### Exercise details
Nothing but the lines from the top of the data to the line holding "22, 17, 15]" should be printed, word for word and both ends included; leave the pictures out.

### Stored data

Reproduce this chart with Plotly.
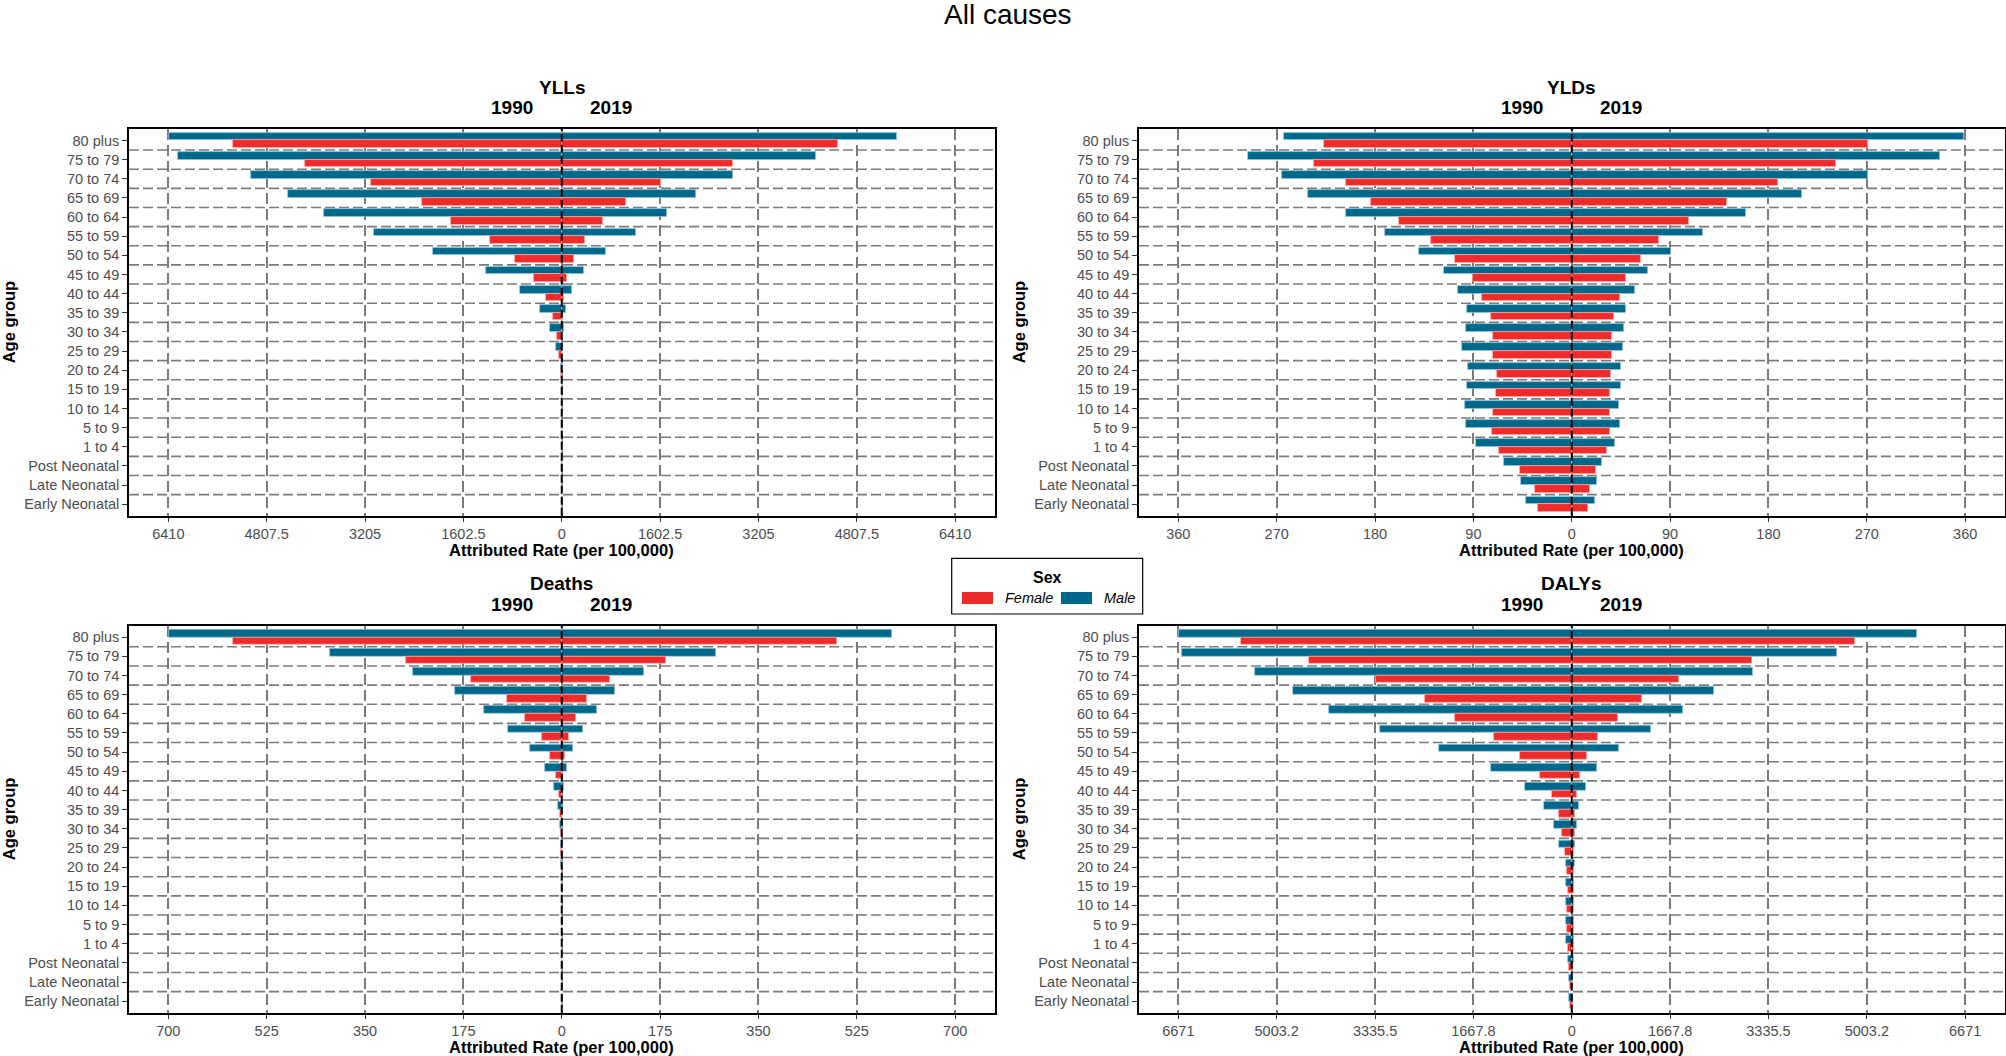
import plotly.graph_objects as go

# ---------------- data ----------------
age_groups = ["80 plus", "75 to 79", "70 to 74", "65 to 69", "60 to 64", "55 to 59",
              "50 to 54", "45 to 49", "40 to 44", "35 to 39", "30 to 34", "25 to 29",
              "20 to 24", "15 to 19", "10 to 14", "5 to 9", "1 to 4",
              "Post Neonatal", "Late Neonatal", "Early Neonatal"]

# YLLs
yll_male_1990 = [6405, 6259, 5070, 4453, 3879, 3060, 2104, 1232, 682, 357, 190, 97, 14, 4, 1, 1, 1, 1, 0.5, 0.5]
yll_male_2019 = [5455, 4139, 2786, 2190, 1714, 1210, 718, 357, 171, 76, 35, 6, 3, 1, 0.5, 0.5, 0.5, 0.5, 0.3, 0.3]
yll_female_1990 = [5352, 4185, 3104, 2284, 1806, 1169, 762, 445, 251, 135, 81, 49, 8, 2, 1, 1, 1, 0.5, 0.3, 0.3]
yll_female_2019 = [4497, 2791, 1621, 1048, 679, 371, 198, 92, 35, 14, 3, 2, 1, 0.5, 0.3, 0.3, 0.3, 0.3, 0.2, 0.2]

# YLDs
yld_male_1990 = [263, 296, 265, 241, 207, 171, 140, 117, 104, 96, 97, 100, 95, 96, 98, 97, 88, 62, 46, 42]
yld_male_2019 = [359, 337, 271, 211, 159, 120, 91, 70, 58, 50, 48, 47, 45, 45, 43, 44, 40, 28, 23, 21]
yld_female_1990 = [227, 236, 207, 184, 158, 129, 107, 90, 82, 74, 72, 72, 68, 69, 72, 73, 67, 47, 34, 31]
yld_female_2019 = [271, 242, 189, 142, 107, 80, 63, 50, 44, 39, 37, 37, 36, 35, 35, 35, 32, 22, 17, 15]

# Deaths
death_male_1990 = [699, 413, 264, 190, 139, 95, 56, 29.5, 14.5, 7, 3.5, 1.2, 0.5, 0.2, 0.1, 0.1, 0.1, 0.1, 0.1, 0.1]
death_male_2019 = [588, 275, 146, 94, 62, 38, 19.5, 9.5, 4.7, 2.4, 1, 0.3, 0.2, 0.1, 0.05, 0.05, 0.05, 0.05, 0.05, 0.05]
death_female_1990 = [585, 277, 162, 97, 65, 35.5, 20.5, 10, 5, 3.5, 1.8, 0.8, 0.2, 0.1, 0.05, 0.05, 0.05, 0.05, 0.05, 0.05]
death_female_2019 = [489, 186, 85.5, 45, 25, 12.3, 6.3, 2.3, 0.8, 0.5, 0.3, 0.1, 0.05, 0.05, 0.03, 0.03, 0.03, 0.03, 0.03, 0.03]

# DALYs
daly_male_1990 = [6660, 6605, 5369, 4724, 4122, 3259, 2253, 1367, 798, 468, 298, 209, 104, 97, 99, 98, 90, 66, 47, 44]
daly_male_2019 = [5850, 4505, 3073, 2406, 1892, 1345, 809, 432, 234, 130, 81, 62, 51, 46, 45, 45, 41, 31, 24, 22]
daly_female_1990 = [5610, 4450, 3324, 2482, 1979, 1312, 875, 543, 335, 217, 161, 122, 74, 70, 73, 74, 68, 50, 35, 32]
daly_female_2019 = [4800, 3051, 1815, 1192, 787, 448, 252, 148, 84, 62, 51, 45, 40, 36, 36, 36, 34, 23, 18, 16]

measures = ["YLLs", "YLDs", "Deaths", "DALYs"]
axis_limits = [6410, 360, 700, 6671]
tick_labels = [
    ["6410", "4807.5", "3205", "1602.5", "0", "1602.5", "3205", "4807.5", "6410"],
    ["360", "270", "180", "90", "0", "90", "180", "270", "360"],
    ["700", "525", "350", "175", "0", "175", "350", "525", "700"],
    ["6671", "5003.2", "3335.5", "1667.8", "0", "1667.8", "3335.5", "5003.2", "6671"],
]
tick_fracs = [-1, -0.75, -0.5, -0.25, 0, 0.25, 0.5, 0.75, 1]
series = [
    (yll_male_1990, yll_male_2019, yll_female_1990, yll_female_2019),
    (yld_male_1990, yld_male_2019, yld_female_1990, yld_female_2019),
    (death_male_1990, death_male_2019, death_female_1990, death_female_2019),
    (daly_male_1990, daly_male_2019, daly_female_1990, daly_female_2019),
]
year_labels = ["1990", "2019"]
sex_labels = ["Female", "Male"]

# ---------------- style ----------------
W, H = 2006, 1056
RED = "#EE2C2C"
TEAL = "#00688B"
FONT = "Liberation Sans, Arial, Helvetica, sans-serif"
GRID = "#7a7a7a"

# panel boxes in pixels: x0, x1, y0(top), y1(bottom)
boxes = [
    (129, 994.5, 129, 515.7),
    (1139, 2004.5, 129, 515.7),
    (129, 994.5, 625.7, 1012.7),
    (1139, 2004.5, 625.7, 1012.7),
]


def px(x):
    return x / W


def py(y):
    return 1 - y / H


n = len(age_groups)
ypos = [n - i for i in range(n)]

fig = go.Figure()
shapes = []
annotations = []
layout_axes = {}

for k in range(4):
    sfx = "" if k == 0 else str(k + 1)
    xa, ya = "x" + sfx, "y" + sfx
    m90, m19, f90, f19 = series[k]
    lim = axis_limits[k]
    x0, x1, y0, y1 = boxes[k]

    for vals, sign, col, off, line_col in [
        (m90, -1, TEAL, 0.2, "rgba(150,200,220,0.9)"),
        (m19, 1, TEAL, 0.2, "rgba(150,200,220,0.9)"),
        (f90, -1, RED, -0.2, "rgba(255,170,170,0.9)"),
        (f19, 1, RED, -0.2, "rgba(255,170,170,0.9)"),
    ]:
        fig.add_trace(go.Bar(
            orientation="h",
            y=[p + off for p in ypos],
            x=[sign * v for v in vals],
            width=0.4,
            marker=dict(color=col, line=dict(color=line_col, width=0.8)),
            xaxis=xa, yaxis=ya, showlegend=False, hoverinfo="skip",
        ))

    layout_axes["xaxis" + sfx] = dict(
        domain=[px(x0), px(x1)], anchor=ya,
        range=[-lim * 1.1, lim * 1.1],
        tickmode="array", tickvals=[f * lim for f in tick_fracs], ticktext=tick_labels[k],
        showgrid=True, gridcolor=GRID, griddash="11px,5px", gridwidth=1.5,
        zeroline=False, showline=True, mirror=True, linecolor="black", linewidth=1.6,
        ticks="outside", ticklen=4, tickcolor="#333333", tickwidth=1,
        tickfont=dict(family=FONT, size=14.5, color="#4d4d4d"),
        fixedrange=True,
    )
    layout_axes["yaxis" + sfx] = dict(
        domain=[py(y1), py(y0)], anchor=xa,
        range=[0.4, n + 0.6],
        tickmode="array", tickvals=ypos, ticktext=age_groups,
        showgrid=False, zeroline=False, showline=True, mirror=True,
        linecolor="black", linewidth=1.6,
        ticks="outside", ticklen=5, tickcolor="#333333", tickwidth=1,
        tickfont=dict(family=FONT, size=14.5, color="#4d4d4d"),
        fixedrange=True,
    )

    # horizontal dashed separators between age groups
    for j in range(1, n):
        shapes.append(dict(type="line", xref=xa + " domain", x0=0, x1=1,
                           yref=ya, y0=j + 0.5, y1=j + 0.5,
                           line=dict(color=GRID, width=1.6, dash="10px,4px"),
                           layer="below"))
    # zero line
    shapes.append(dict(type="line", xref=xa, x0=0, x1=0, yref=ya + " domain", y0=0, y1=1,
                       line=dict(color="black", width=2, dash="8px,3px"), layer="above"))

    # titles
    annotations.append(dict(text="<b>%s</b>" % measures[k], xref=xa, x=0, xanchor="center",
                            yref="paper", y=py(y0 - 42), yanchor="middle", showarrow=False,
                            font=dict(family=FONT, size=19, color="black")))
    annotations.append(dict(text="<b>%s</b>" % year_labels[0], xref=xa, x=0, xshift=-50,
                            xanchor="center", yref="paper", y=py(y0 - 21.3), yanchor="middle",
                            showarrow=False, font=dict(family=FONT, size=19, color="black")))
    annotations.append(dict(text="<b>%s</b>" % year_labels[1], xref=xa, x=0, xshift=49,
                            xanchor="center", yref="paper", y=py(y0 - 21.3), yanchor="middle",
                            showarrow=False, font=dict(family=FONT, size=19, color="black")))
    annotations.append(dict(text="<b>Attributed Rate (per 100,000)</b>", xref="paper",
                            x=px((x0 + x1) / 2), xanchor="center", yref="paper",
                            y=py(y1 + 34.6), yanchor="middle", showarrow=False,
                            font=dict(family=FONT, size=16.5, color="black")))
    annotations.append(dict(text="<b>Age group</b>", xref="paper", x=px(x0 - 120),
                            xanchor="center", yref="paper", y=py((y0 + y1) / 2),
                            yanchor="middle", textangle=-90, showarrow=False,
                            font=dict(family=FONT, size=16.5, color="black")))

# main title
annotations.append(dict(text="All causes", xref="paper", x=px(1008), xanchor="center",
                        yref="paper", y=py(15), yanchor="middle", showarrow=False,
                        font=dict(family=FONT, size=28, color="black")))

# legend (drawn manually)
shapes.append(dict(type="rect", xref="paper", yref="paper",
                   x0=px(951.7), x1=px(1142.7), y0=py(614), y1=py(558.3),
                   line=dict(color="black", width=1.2), fillcolor="white", layer="above"))
for sw_x, col in [(962, RED), (1061, TEAL)]:
    shapes.append(dict(type="rect", xref="paper", yref="paper",
                       x0=px(sw_x), x1=px(sw_x + 31), y0=py(604), y1=py(592),
                       line=dict(width=0), fillcolor=col, layer="above"))
annotations.append(dict(text="<b>Sex</b>", xref="paper", x=px(1047), xanchor="center",
                        yref="paper", y=py(577), yanchor="middle", showarrow=False,
                        font=dict(family=FONT, size=16, color="black")))
for sw_x, lab in [(962, sex_labels[0]), (1061, sex_labels[1])]:
    annotations.append(dict(text="<i>%s</i>" % lab, xref="paper", x=px(sw_x + 41),
                            xanchor="left", yref="paper", y=py(598), yanchor="middle",
                            showarrow=False, font=dict(family=FONT, size=14.5, color="black")))

fig.update_layout(
    width=W, height=H, autosize=False,
    margin=dict(l=0, r=0, t=0, b=0),
    paper_bgcolor="white", plot_bgcolor="white",
    barmode="overlay", bargap=0,
    shapes=shapes, annotations=annotations,
    font=dict(family=FONT),
    **layout_axes,
)

fig.write_html("out.html", config={"displayModeBar": False},
               post_script="document.body.style.margin='0';document.body.style.overflow='hidden';")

### Task output
Reproduce this chart with Plotly.
import plotly.graph_objects as go

# ---------------- data ----------------
age_groups = ["80 plus", "75 to 79", "70 to 74", "65 to 69", "60 to 64", "55 to 59",
              "50 to 54", "45 to 49", "40 to 44", "35 to 39", "30 to 34", "25 to 29",
              "20 to 24", "15 to 19", "10 to 14", "5 to 9", "1 to 4",
              "Post Neonatal", "Late Neonatal", "Early Neonatal"]

# YLLs
yll_male_1990 = [6405, 6259, 5070, 4453, 3879, 3060, 2104, 1232, 682, 357, 190, 97, 14, 4, 1, 1, 1, 1, 0.5, 0.5]
yll_male_2019 = [5455, 4139, 2786, 2190, 1714, 1210, 718, 357, 171, 76, 35, 6, 3, 1, 0.5, 0.5, 0.5, 0.5, 0.3, 0.3]
yll_female_1990 = [5352, 4185, 3104, 2284, 1806, 1169, 762, 445, 251, 135, 81, 49, 8, 2, 1, 1, 1, 0.5, 0.3, 0.3]
yll_female_2019 = [4497, 2791, 1621, 1048, 679, 371, 198, 92, 35, 14, 3, 2, 1, 0.5, 0.3, 0.3, 0.3, 0.3, 0.2, 0.2]

# YLDs
yld_male_1990 = [263, 296, 265, 241, 207, 171, 140, 117, 104, 96, 97, 100, 95, 96, 98, 97, 88, 62, 46, 42]
yld_male_2019 = [359, 337, 271, 211, 159, 120, 91, 70, 58, 50, 48, 47, 45, 45, 43, 44, 40, 28, 23, 21]
yld_female_1990 = [227, 236, 207, 184, 158, 129, 107, 90, 82, 74, 72, 72, 68, 69, 72, 73, 67, 47, 34, 31]
yld_female_2019 = [271, 242, 189, 142, 107, 80, 63, 50, 44, 39, 37, 37, 36, 35, 35, 35, 32, 22, 17, 15]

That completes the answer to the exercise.